“How deep the Father’s love for us,
how vast beyond all measure,
that He should give his only Son,
to make a wretch his treasure.”
No doubt that many of our families and our churches have already begun reflection and observance
of the narratives and faith rituals of Easter. The above words sung this morning by the staff and
students pulled us out of our Monday morning rhythm of routine and challenged us to think deeply
about the events of this Holy Week. Walking out I was left with this question in my mind: What does
the resurrection mean for the Christian School?
The gift of grace in our educational setting means that all of our students need not be defined by their
weakness, shortcomings, or failures. God promises that “he who began a good work in you will carry
it on to completion” (Philippians 1:6) which for us and our students is a source of great encouragement to remain steadfast in our pursuit of faithful living and learning – even when success is not immediately apparent. We are dearly loved people, all of us, and even in our brokenness God promises to do great things with us. He is our God, we are His people.

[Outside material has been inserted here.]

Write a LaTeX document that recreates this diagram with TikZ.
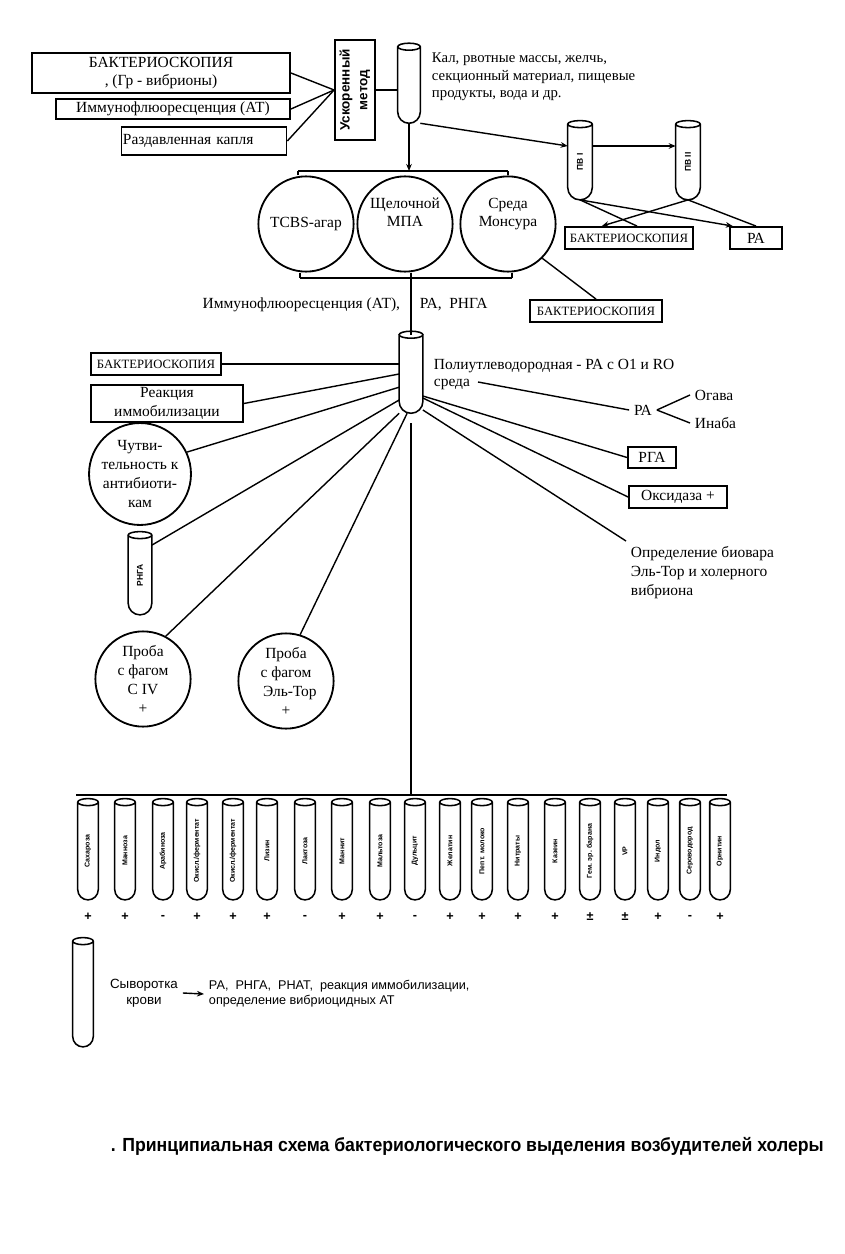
\documentclass[tikz,border=0pt]{standalone}
\usepackage{fontspec}
\setmainfont{Liberation Serif}
\setsansfont{Liberation Sans}
\usetikzlibrary{calc,arrows.meta}

\tikzset{
  box/.style={draw, line width=1.3pt, inner sep=1pt},
  disk/.style={circle, draw, line width=1.3pt, minimum size=2.38cm, inner sep=0pt, align=center},
  tube/.style={minimum width=0.55cm, minimum height=1.9cm, inner sep=0pt, font=\sffamily\bfseries\fontsize{6}{7}\selectfont},
  smalltube/.style={tube, minimum width=0.5cm, minimum height=2.43cm, font=\sffamily\bfseries\fontsize{5}{6}\selectfont},
  sign/.style={font=\sffamily\bfseries\fontsize{9}{9}\selectfont},
  arr/.style={-{Stealth[length=5pt,width=4pt]}},
}

\newcommand{\drawtube}[1]{%
  \draw[line width=1.1pt] let \p1=(#1.south west), \p2=(#1.south east), \n1={(\x2-\x1)/2} in
    (#1.north west) -- ([yshift=\n1]#1.south west) arc[start angle=180, end angle=360, radius=\n1] -- (#1.north east)
    (#1.north) ellipse[x radius=\n1, y radius=2.5pt];}

\begin{document}
\begin{tikzpicture}[x=0.025cm, y=-0.025cm, font=\fontsize{11}{13}\selectfont]
  \useasboundingbox (0,0) rectangle (844,1254);
  \begin{scope}[every node/.style={box}]
  \node[minimum width=6.45cm, minimum height=1cm, align=center] (bak1) at (161,73) {БАКТЕРИОСКОПИЯ\\, (Гр - вибрионы)};
  \node[minimum width=5.85cm, minimum height=0.5cm, inner ysep=0pt] (ifa1) at (173,109) {Иммунофлюоресценция (АТ)};
  \node[minimum height=0.68cm, text width=4.05cm, align=left] (kaplya) at (204,141) {Раздавленная капля};
  \node[minimum width=1cm, minimum height=2.5cm, font=\sffamily\bfseries\fontsize{9.6}{12.5}\selectfont] (fast) at (355,90) {\rotatebox{90}{\begin{tabular}{@{}c@{}}Ускоренный\\метод\end{tabular}}};
  \node[minimum width=3.3cm, minimum height=0.55cm, font=\fontsize{9}{11}\selectfont] (bak2) at (596,311) {БАКТЕРИОСКОПИЯ};
  \node[minimum width=3.2cm, minimum height=0.55cm, font=\fontsize{9}{11}\selectfont] (bak3) at (629,238) {БАКТЕРИОСКОПИЯ};
  \node[minimum width=1.3cm, minimum height=0.55cm] (ra3) at (756,238) {РА};
  \node[minimum width=3.25cm, minimum height=0.55cm, font=\fontsize{9}{11}\selectfont] (bak4) at (156,364) {БАКТЕРИОСКОПИЯ};
  \node[minimum width=3.8cm, minimum height=0.93cm, align=center] (reac) at (167,403.5) {Реакция\\иммобилизации};
  \node[minimum width=1.2cm, minimum height=0.53cm] (rga) at (652,457.5) {РГА};
  \node[minimum width=2.45cm, minimum height=0.55cm] (oxid) at (678,497) {Оксидаза +};
  \end{scope}

  \node[tube] (src) at (409,85) {};
  \drawtube{src}
  \node[anchor=north west, align=left, font=\fontsize{10.5}{12.5}\selectfont] (srctext) at (427,48) {Кал, рвотные массы, желчь,\\секционный материал, пищевые\\продукты, вода и др.};

  \node[disk] (tcbs) at (306,224) {TCBS-агар};
  \node[disk] (mpa) at (405,224) {Щелочной\\МПА\\[4pt]};
  \node[disk] (mons) at (508,224) {Среда\\Монсура\\[4pt]};
  \coordinate (split) at (409,171);
  \coordinate (topL) at (298,171);
  \coordinate (topR) at (508,171);
  \coordinate (botL) at (300,278);
  \coordinate (botR) at (512,278);
  \node[anchor=east] (ifa2) at (405,305) {Иммунофлюоресценция (АТ),};
  \node[anchor=west] (ra1) at (415,305) {РА,\ \ РНГА};

  \node[tube, minimum width=0.6cm, minimum height=1.88cm] (pv1) at (580,162) {\rotatebox{90}{ПВ I}};
  \node[tube, minimum width=0.6cm, minimum height=1.88cm] (pv2) at (688,162) {\rotatebox{90}{ПВ II}};
  \drawtube{pv1}
  \drawtube{pv2}

  \node[tube, minimum width=0.58cm, minimum height=1.95cm] (poly) at (411,374) {};
  \drawtube{poly}
  \node[anchor=north west, align=left, font=\fontsize{11}{12.5}\selectfont] (polytext) at (429,354) {Полиутлеводородная - РА с О1 и RO\\среда};
  \coordinate (sredaend) at (478,382);
  \node[disk, minimum size=2.4cm, font=\fontsize{11}{13.5}\selectfont] (sens) at (140,474) {Чутви-\\тельность к\\антибиоти-\\кам};
  \node[tube, minimum width=0.58cm, minimum height=1.98cm] (rnga) at (140,575) {\rotatebox{90}{РНГА}};
  \drawtube{rnga}
  \node[disk, font=\fontsize{11}{13.5}\selectfont] (ph1) at (143,679) {Проба\\с фагом\\С IV\\+};
  \node[disk, font=\fontsize{11}{13.5}\selectfont] (ph2) at (286,681) {Проба\\с фагом\\\ \ Эль-Тор\\+};
  \node (ra4) at (643,410) {РА};
  \node[anchor=west] (ogava) at (690,395) {Огава};
  \node[anchor=west] (inaba) at (690,423) {Инаба};
  \node[anchor=north west, align=left, font=\fontsize{11}{13.5}\selectfont] (biovar) at (626,541) {Определение биовара\\Эль-Тор и холерного\\вибриона};

  \coordinate (barL) at (76,795);
  \coordinate (barM) at (411,795);
  \coordinate (barR) at (727,795);
  \foreach \x/\name/\s [count=\i] in {88/Сахароза/+, 125/Манноза/+, 163/Арабиноза/-, 197/{Окисл./ферментат}/+,
      233/{Окисл./ферментат}/+, 267/Лизин/+, 305/Лактоза/-, 342/Маннит/+, 380/Мальтоза/+, 415/Дульцит/-,
      450/Желатин/+, 482/Пепт. молоко/+, 518/Нитраты/+, 555/Казеин/+, 590/Гем. эр. барана/±, 625/VP/±,
      658/Индол/+, 690/Сероводород/-, 720/Орнитин/+} {
    \node[smalltube] (b\i) at (\x,851) {\rotatebox{90}{\name}};
    \drawtube{b\i}
    \node[sign] (s\i) at (\x,917) {\s};
  }

  \node[tube, minimum width=0.5cm, minimum height=2.63cm] (serum) at (83,994) {};
  \drawtube{serum}
  \node[align=center, font=\sffamily\fontsize{9.5}{11.5}\selectfont] (serumtext) at (144,993) {Сыворотка\\крови};
  \node[anchor=west, align=left, font=\sffamily\fontsize{9}{10.5}\selectfont] (serumtests) at (204,994) {РА,\ \ РНГА,\ \ РНАТ,\ \ реакция иммобилизации,\\определение вибриоцидных АТ};
  \node[anchor=west, font=\sffamily\bfseries\fontsize{13.5}{15}\selectfont] (title) at (106,1146) {\scalebox{0.93}[1]{. Принципиальная схема бактериологического выделения возбудителей холеры}};

  \begin{scope}[every edge/.style={draw=black,line width=1pt}]
  \path (bak1.east) edge (fast.west);
  \path (ifa1.east) edge (fast.west);
  \path (kaplya.east) edge (fast.west);
  \path (fast.east) edge (fast.east -| src.west);
  \path (src.south) edge[arr] (split);
  \path (topL |- tcbs.north) edge (topL);
  \path (topL) edge (topR);
  \path (topR) edge (topR |- mons.north);
  \path (botL |- tcbs.south) edge (botL);
  \path (botL) edge (botR);
  \path (botR) edge (botR |- mons.south);
  \path (poly.north |- mpa.south) edge (poly.north);
  \path (mons.-45) edge (bak2.north);
  \path (src.south east) edge[arr] ([yshift=0.4cm]pv1.west);
  \path ([yshift=0.4cm]pv1.east) edge[arr] ([yshift=0.4cm]pv2.west);
  \path (pv1.south) edge ([xshift=0.2cm]bak3.north);
  \path (pv1.south) edge[arr] ([xshift=-0.58cm]ra3.north);
  \path (pv2.south) edge[arr] ([xshift=-0.68cm]bak3.north);
  \path (pv2.south) edge (ra3.north);
  \path (bak4.east) edge (bak4.east -| poly.west);
  \path (reac.east) edge (poly.west);
  \path (sens.25) edge ([yshift=-0.33cm]poly.west);
  \path ([yshift=-0.25cm]rnga.north east) edge ([yshift=-0.65cm]poly.west);
  \path (ph1.62) edge (poly.south west);
  \path (ph2.73) edge ([xshift=0.2cm]poly.south west);
  \path (sredaend) edge (ra4.west);
  \path (ra4.east) edge (ogava.west);
  \path (ra4.east) edge (inaba.west);
  \path ([yshift=-0.55cm]poly.east) edge (rga.west);
  \path ([yshift=-0.6cm]poly.east) edge (oxid.west);
  \path ([yshift=-0.9cm]poly.east) edge (biovar.north west);
  \path (poly.south) edge[shorten <=0.25cm] (barM);
  \path (barL) edge (barR);
  \path (serumtext.east) edge[arr] (serumtests.west);
  \end{scope}
\end{tikzpicture}
\end{document}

Riding a donkey, washing feet, and serving the Last Supper to his disciples – these are images for us
today that ought to cause us to reflect. For us and our students, Jesus’ death and resurrection plants
a vision in our minds and hearts of a radically different kingdom where power is not equated with
wealth, power, or prestige – but rather a place of power derived in service, humility, and love as
Christ modeled it for us.
The Christian school is a place where we look to help plant and ignite that longing to follow Christ in all areas of life, capturing the “first love” of our students and orienting it toward their creator.